▸ WHAT TO DO
Print, word for word, the opening line of the data below and every line after it through the line that contains "(0,0) rectangle (1346,645);", but not the pictures.

+---+

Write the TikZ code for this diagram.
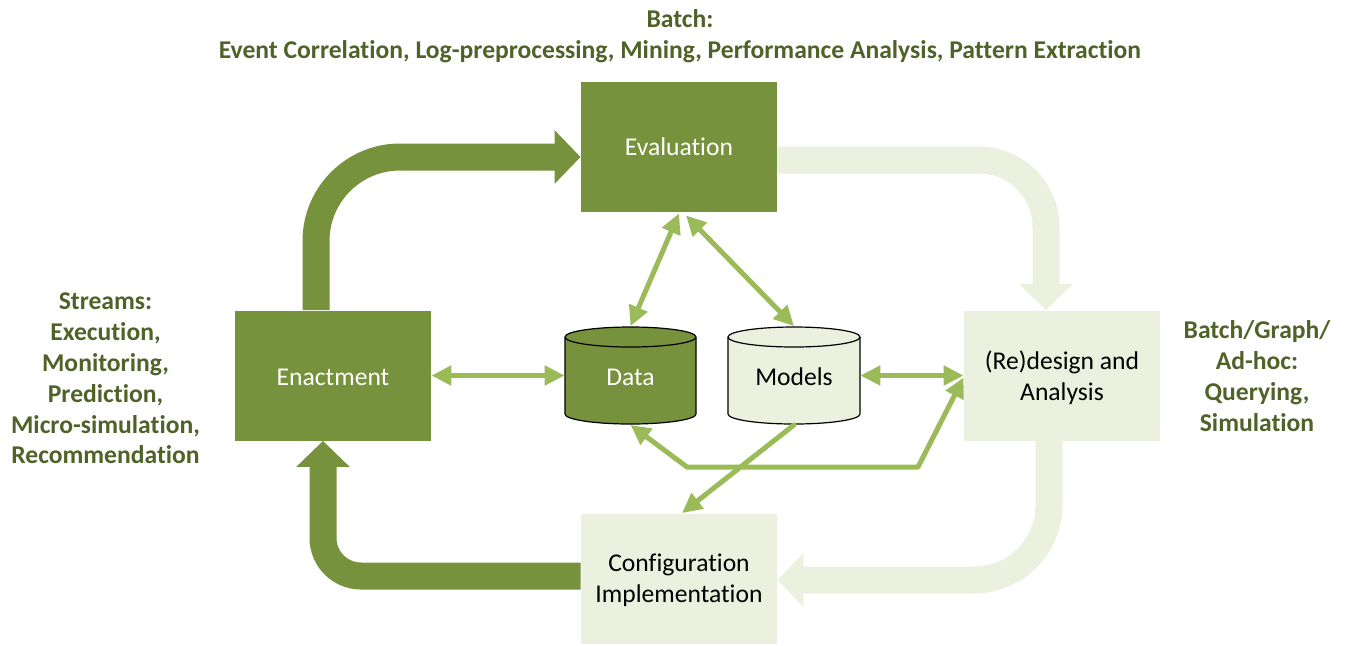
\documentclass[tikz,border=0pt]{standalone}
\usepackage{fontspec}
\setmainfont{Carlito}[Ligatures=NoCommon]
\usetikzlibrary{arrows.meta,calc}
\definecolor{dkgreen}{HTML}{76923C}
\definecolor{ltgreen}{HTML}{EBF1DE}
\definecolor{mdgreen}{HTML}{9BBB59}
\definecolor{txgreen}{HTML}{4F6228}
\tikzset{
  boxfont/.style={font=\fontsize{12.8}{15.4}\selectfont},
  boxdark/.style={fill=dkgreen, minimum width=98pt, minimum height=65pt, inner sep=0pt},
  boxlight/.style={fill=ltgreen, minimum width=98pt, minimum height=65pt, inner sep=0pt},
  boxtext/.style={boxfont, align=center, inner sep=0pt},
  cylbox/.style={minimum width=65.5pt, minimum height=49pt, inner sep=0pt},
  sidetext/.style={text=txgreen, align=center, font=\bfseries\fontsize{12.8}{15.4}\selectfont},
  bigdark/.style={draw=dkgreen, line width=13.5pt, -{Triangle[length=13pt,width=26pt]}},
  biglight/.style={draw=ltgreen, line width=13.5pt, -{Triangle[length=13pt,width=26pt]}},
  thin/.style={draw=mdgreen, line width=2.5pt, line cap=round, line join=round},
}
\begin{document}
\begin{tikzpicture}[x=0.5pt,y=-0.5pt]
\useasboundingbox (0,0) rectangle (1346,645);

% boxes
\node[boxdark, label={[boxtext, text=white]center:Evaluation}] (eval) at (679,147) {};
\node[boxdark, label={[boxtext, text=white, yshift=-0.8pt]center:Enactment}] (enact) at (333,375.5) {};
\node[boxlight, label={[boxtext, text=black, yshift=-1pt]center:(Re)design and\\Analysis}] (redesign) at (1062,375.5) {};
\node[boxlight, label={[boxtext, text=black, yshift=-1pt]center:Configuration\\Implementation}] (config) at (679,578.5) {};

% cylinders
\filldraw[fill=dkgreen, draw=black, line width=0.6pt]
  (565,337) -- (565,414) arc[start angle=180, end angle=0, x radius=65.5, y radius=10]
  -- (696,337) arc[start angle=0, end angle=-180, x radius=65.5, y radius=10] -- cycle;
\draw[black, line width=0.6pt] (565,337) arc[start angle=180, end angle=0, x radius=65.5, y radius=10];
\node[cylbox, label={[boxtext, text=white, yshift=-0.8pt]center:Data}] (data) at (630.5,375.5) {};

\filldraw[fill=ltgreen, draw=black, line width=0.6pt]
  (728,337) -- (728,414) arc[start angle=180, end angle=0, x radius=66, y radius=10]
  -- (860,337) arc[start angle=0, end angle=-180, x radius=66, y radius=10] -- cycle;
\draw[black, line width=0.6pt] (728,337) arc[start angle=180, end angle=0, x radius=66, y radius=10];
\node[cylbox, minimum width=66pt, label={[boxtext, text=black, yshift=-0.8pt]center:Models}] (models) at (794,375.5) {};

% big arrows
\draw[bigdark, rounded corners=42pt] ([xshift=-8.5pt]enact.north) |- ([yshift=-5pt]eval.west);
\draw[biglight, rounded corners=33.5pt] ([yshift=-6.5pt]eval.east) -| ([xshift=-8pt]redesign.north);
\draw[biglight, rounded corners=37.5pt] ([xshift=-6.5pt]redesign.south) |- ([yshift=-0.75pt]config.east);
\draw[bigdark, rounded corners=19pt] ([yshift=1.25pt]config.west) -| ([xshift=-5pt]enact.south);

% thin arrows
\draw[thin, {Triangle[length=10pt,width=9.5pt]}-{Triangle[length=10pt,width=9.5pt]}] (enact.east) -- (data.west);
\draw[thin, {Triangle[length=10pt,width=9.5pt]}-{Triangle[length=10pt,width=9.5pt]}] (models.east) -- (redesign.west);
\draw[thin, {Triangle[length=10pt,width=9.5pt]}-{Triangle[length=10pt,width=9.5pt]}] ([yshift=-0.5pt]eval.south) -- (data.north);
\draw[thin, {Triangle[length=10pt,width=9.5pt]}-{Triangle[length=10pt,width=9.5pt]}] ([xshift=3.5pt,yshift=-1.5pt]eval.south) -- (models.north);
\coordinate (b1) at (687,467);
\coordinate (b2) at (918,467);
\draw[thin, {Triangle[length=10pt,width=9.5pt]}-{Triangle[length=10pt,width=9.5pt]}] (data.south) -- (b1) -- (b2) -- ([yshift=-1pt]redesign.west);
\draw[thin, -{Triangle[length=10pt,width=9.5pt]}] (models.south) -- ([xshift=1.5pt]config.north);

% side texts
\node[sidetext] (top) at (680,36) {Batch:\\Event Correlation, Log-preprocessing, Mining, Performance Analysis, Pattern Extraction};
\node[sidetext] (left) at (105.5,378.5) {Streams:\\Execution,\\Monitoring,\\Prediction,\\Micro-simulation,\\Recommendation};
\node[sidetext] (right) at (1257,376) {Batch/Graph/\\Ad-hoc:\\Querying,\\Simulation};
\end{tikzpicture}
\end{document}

+---+

▸ SOLUTION BELOW
Write the TikZ code for this diagram.
\documentclass[tikz,border=0pt]{standalone}
\usepackage{fontspec}
\setmainfont{Carlito}[Ligatures=NoCommon]
\usetikzlibrary{arrows.meta,calc}
\definecolor{dkgreen}{HTML}{76923C}
\definecolor{ltgreen}{HTML}{EBF1DE}
\definecolor{mdgreen}{HTML}{9BBB59}
\definecolor{txgreen}{HTML}{4F6228}
\tikzset{
  boxfont/.style={font=\fontsize{12.8}{15.4}\selectfont},
  boxdark/.style={fill=dkgreen, minimum width=98pt, minimum height=65pt, inner sep=0pt},
  boxlight/.style={fill=ltgreen, minimum width=98pt, minimum height=65pt, inner sep=0pt},
  boxtext/.style={boxfont, align=center, inner sep=0pt},
  cylbox/.style={minimum width=65.5pt, minimum height=49pt, inner sep=0pt},
  sidetext/.style={text=txgreen, align=center, font=\bfseries\fontsize{12.8}{15.4}\selectfont},
  bigdark/.style={draw=dkgreen, line width=13.5pt, -{Triangle[length=13pt,width=26pt]}},
  biglight/.style={draw=ltgreen, line width=13.5pt, -{Triangle[length=13pt,width=26pt]}},
  thin/.style={draw=mdgreen, line width=2.5pt, line cap=round, line join=round},
}
\begin{document}
\begin{tikzpicture}[x=0.5pt,y=-0.5pt]
\useasboundingbox (0,0) rectangle (1346,645);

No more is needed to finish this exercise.